Fast forward to today, and we must ask: have we stayed true to this vision of individual financial sovereignty? Or have we unwittingly let Bitcoin's original purpose be overshadowed?
From Decentralized Revolution to Speculative Asset
Over a decade later, the conversation around Bitcoin has undeniably shifted. What started as a cypherpunk-driven movement to transform money has morphed mainly into talk of price charts, investment portfolios, and regulatory news. Yes, Bitcoin has "come a dramatically long way" from that first transaction between Satoshi and Hal Finney, evolving into a system with institutional investors, mining farms, and even Bitcoin exchange-traded funds (ETFs) on the horizon. But with that evolution, the focus in popular discourse has drifted from changing the world to chasing market value. Mainstream headlines exclaim Bitcoin's price swings while glossing over its purpose. Social media is abuzz with speculation – "number go up" memes and hype about the next bull run – which often drowns out discussions of using Bitcoin to buy groceries or support a cause.
As of 2020, analysis showed only about 19% of all mined Bitcoin moved frequently in transactions, mostly between exchanges. In other words, over 80% of Bitcoin was held dormant – HODLed – rather than used as a currency. It's great that people see Bitcoin as a store of value, but if virtually no one uses it daily, can we call it "peer-to-peer electronic cash" anymore? We've developed a culture where holding Bitcoin is celebrated far more than spending it, and where "Bitcoin adoption" is often measured by how many large institutions or famous investors buy in. The narrative has skewed toward market speculation, sometimes at the expense of the grassroots movement that made Bitcoin successful in the first place.
This shift has also led to a strange form of political pandering in the Bitcoin community. Once, Bitcoiners prided themselves on rejecting the politics of fiat money printing. Now, it's not uncommon to see prominent Bitcoin advocates cheer when a government official tweets a friendly word about Bitcoin or when a nation-state announces some Bitcoin initiative – even if these developments conflict with Bitcoin's anti-establishment ethos.
The Irony of Celebrating Government Adoption
Perhaps the most paradoxical trend is how some Bitcoiners have begun celebrating government and banking involvement in Bitcoin. Remember, this technology was created to bypass government-controlled money and the traditional banking system, not to seek their approval. Yet today, we see excitement about things like countries making Bitcoin legal tender, central banks hinting at holding Bitcoin, or states stockpiling Bitcoin in reserves. Yes, it's validation that Bitcoin is hard to ignore – but it's also a bit ironic.

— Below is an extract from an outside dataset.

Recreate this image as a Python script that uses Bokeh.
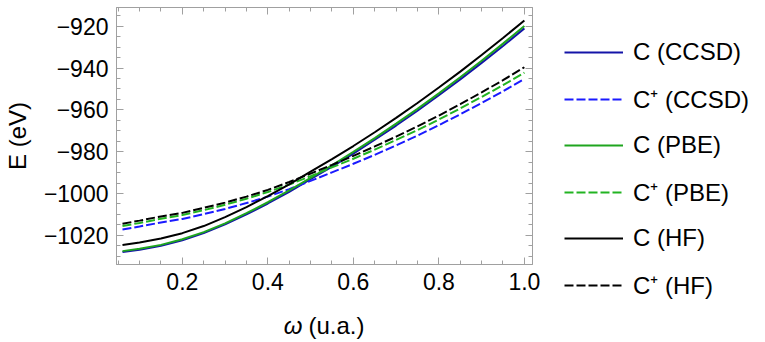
from bokeh.plotting import figure
from bokeh.layouts import row, column
from bokeh.models import (Range1d, LinearAxis, FixedTicker, Legend, LegendItem,
                          Label)
from bokeh.embed import file_html
from bokeh.resources import INLINE

# Confinement frequency omega (a.u.)
omega = [0.06, 0.1, 0.15, 0.2, 0.25, 0.3, 0.35, 0.4, 0.45, 0.5,
         0.55, 0.6, 0.65, 0.7, 0.75, 0.8, 0.85, 0.9, 0.95, 1.0]

# Total energies (eV) of the neutral atom (C) and the cation (C+)
c_ccsd = [-1028.0, -1026.9, -1025.0, -1022.4, -1019.0, -1014.8, -1010.0, -1004.8, -999.2, -993.2,
          -987.2, -980.9, -974.3, -967.5, -960.4, -953.0, -945.4, -937.5, -929.4, -921.0]
cp_ccsd = [-1017.3, -1015.8, -1013.9, -1012.2, -1009.9, -1007.4, -1004.6, -1001.5, -997.9, -994.0,
           -989.9, -985.8, -981.5, -977.0, -972.3, -967.3, -962.1, -956.7, -951.1, -945.2]
c_pbe = [-1027.6, -1026.5, -1024.6, -1021.9, -1018.5, -1014.3, -1009.4, -1004.2, -998.5, -992.5,
         -986.5, -980.1, -973.5, -966.6, -959.5, -952.1, -944.4, -936.5, -928.3, -919.9]
cp_pbe = [-1015.6, -1014.1, -1012.1, -1010.3, -1008.0, -1005.4, -1002.5, -999.3, -995.7, -991.7,
          -987.5, -983.4, -979.0, -974.4, -969.7, -964.6, -959.3, -953.8, -948.2, -942.2]
c_hf = [-1024.7, -1023.5, -1021.6, -1019.0, -1015.6, -1011.3, -1006.5, -1001.3, -995.7, -989.6,
        -983.6, -977.3, -970.7, -963.8, -956.7, -949.3, -941.7, -933.7, -925.6, -917.2]
cp_hf = [-1014.5, -1013.0, -1011.0, -1009.3, -1006.9, -1004.4, -1001.5, -998.3, -994.5, -990.5,
         -986.3, -982.0, -977.5, -972.8, -967.9, -962.7, -957.3, -951.6, -945.8, -939.6]

series = [
    ("C (CCSD)", c_ccsd, "#1414a8", "solid"),
    ("C\u207a (CCSD)", cp_ccsd, "#1a1aff", "9 3"),
    ("C (PBE)", c_pbe, "#1fa51f", "solid"),
    ("C\u207a (PBE)", cp_pbe, "#22b422", "9 3"),
    ("C (HF)", c_hf, "#000000", "solid"),
    ("C\u207a (HF)", cp_hf, "#000000", "9 3"),
]

x_major = [0.2, 0.4, 0.6, 0.8, 1.0]
y_major = [-1020, -1000, -980, -960, -940, -920]

FONT = "Liberation Sans"
FRAME = "#a0a0a0"

# ---- main plot -------------------------------------------------------------
p = figure(width=548, height=302, output_backend="svg", toolbar_location=None,
           x_range=Range1d(0.046, 1.019), y_range=Range1d(-1034, -911),
           min_border_left=116, min_border_right=16, min_border_top=7,
           min_border_bottom=38, background_fill_color="white",
           border_fill_color="white")
p.grid.visible = False
p.outline_line_color = FRAME
p.outline_line_width = 1

for name, ys, color, dash in series:
    p.line(omega, ys, line_color=color, line_width=2, line_dash=dash)


def style_axis(ax, labels=True):
    ax.axis_line_color = FRAME
    ax.major_tick_line_color = FRAME
    ax.minor_tick_line_color = FRAME
    ax.major_tick_in = 7
    ax.major_tick_out = 0
    ax.minor_tick_in = 4
    ax.minor_tick_out = 0
    ax.major_label_text_font = FONT
    ax.major_label_text_font_size = "23px" if labels else "0px"
    ax.major_label_text_color = "black"
    ax.major_label_standoff = 8 if labels else 0


xt = FixedTicker(ticks=x_major, minor_ticks=[0.05 * i for i in range(1, 21)])
yt = FixedTicker(ticks=y_major, minor_ticks=list(range(-1030, -909, 5)))

p.xaxis.ticker = xt
p.yaxis.ticker = yt
style_axis(p.xaxis[0])
style_axis(p.yaxis[0])
p.xaxis.major_label_overrides = {v: f"{v:.1f}" for v in x_major}
p.yaxis.major_label_overrides = {v: f"\u2212{abs(v)}" for v in y_major}

p.yaxis.axis_label = "E (eV)"
p.yaxis.axis_label_text_font = FONT
p.yaxis.axis_label_text_font_size = "24px"
p.yaxis.axis_label_text_font_style = "normal"
p.yaxis.axis_label_text_color = "black"
p.yaxis.axis_label_standoff = 10

top = LinearAxis(ticker=xt)
right = LinearAxis(ticker=yt)
style_axis(top, labels=False)
style_axis(right, labels=False)
p.add_layout(top, "above")
p.add_layout(right, "right")

# ---- x-axis title strip: italic omega followed by the unit ----------------
# The strip's frame lines up with the plot frame above it (pixels 116..532).
t = figure(width=548, height=40, output_backend="svg", toolbar_location=None,
           x_axis_type=None, y_axis_type=None,
           x_range=Range1d(116, 532), y_range=Range1d(0, 40), min_border=0,
           background_fill_color="white", border_fill_color="white")
t.grid.visible = False
t.outline_line_color = None
t.add_layout(Label(x=302, y=17, text="\u03c9",
                   text_font=FONT, text_font_size="24px", text_font_style="italic",
                   text_align="right", text_baseline="alphabetic", text_color="black"))
t.add_layout(Label(x=308, y=17, text="(u.a.)",
                   text_font=FONT, text_font_size="24px", text_color="black",
                   text_align="left", text_baseline="alphabetic"))

# ---- legend panel ----------------------------------------------------------
q = figure(width=217, height=342, output_backend="svg", toolbar_location=None,
           x_axis_type=None, y_axis_type=None,
           x_range=Range1d(0, 1), y_range=Range1d(0, 1),
           min_border=0, min_border_top=22,
           background_fill_color="white", border_fill_color="white")
q.grid.visible = False
q.outline_line_color = None

items = []
for name, ys, color, dash in series:
    r = q.line(omega, ys, line_color=color, line_width=2, line_dash=dash)
    items.append(LegendItem(label=name, renderers=[r]))

legend = Legend(items=items, location="top_left", orientation="vertical")
legend.label_text_font = FONT
legend.label_text_font_size = "24px"
legend.label_text_color = "black"
legend.glyph_width = 59
legend.glyph_height = 20
legend.label_height = 20
legend.spacing = 16
legend.label_standoff = 10
legend.padding = 16
legend.margin = 0
legend.border_line_alpha = 0
legend.background_fill_alpha = 0
q.add_layout(legend)

layout = row(column(p, t, spacing=0), q, spacing=0)
open("out.html", "w").write(file_html(layout, INLINE))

Take El Salvador as an example. In 2021, El Salvador became the first country to adopt Bitcoin as an official legal tender, requiring businesses to accept it. Many in the Bitcoin community hailed this as a breakthrough moment. It is historic – a nation embracing Bitcoin's potential. But think about it: the community that championed voluntary, decentralized adoption suddenly applauded a government mandate. El Salvador's government even created a state Bitcoin wallet and holds its own strategic reserves of BTC. While it's wonderful to see a country stand up to the International Monetary Fund and promote Bitcoin, there's an irony in relying on top-down measures. Bitcoin is supposed to be about individual sovereignty, not government decree. A currency truly "of the people" shouldn't need a law to force its use.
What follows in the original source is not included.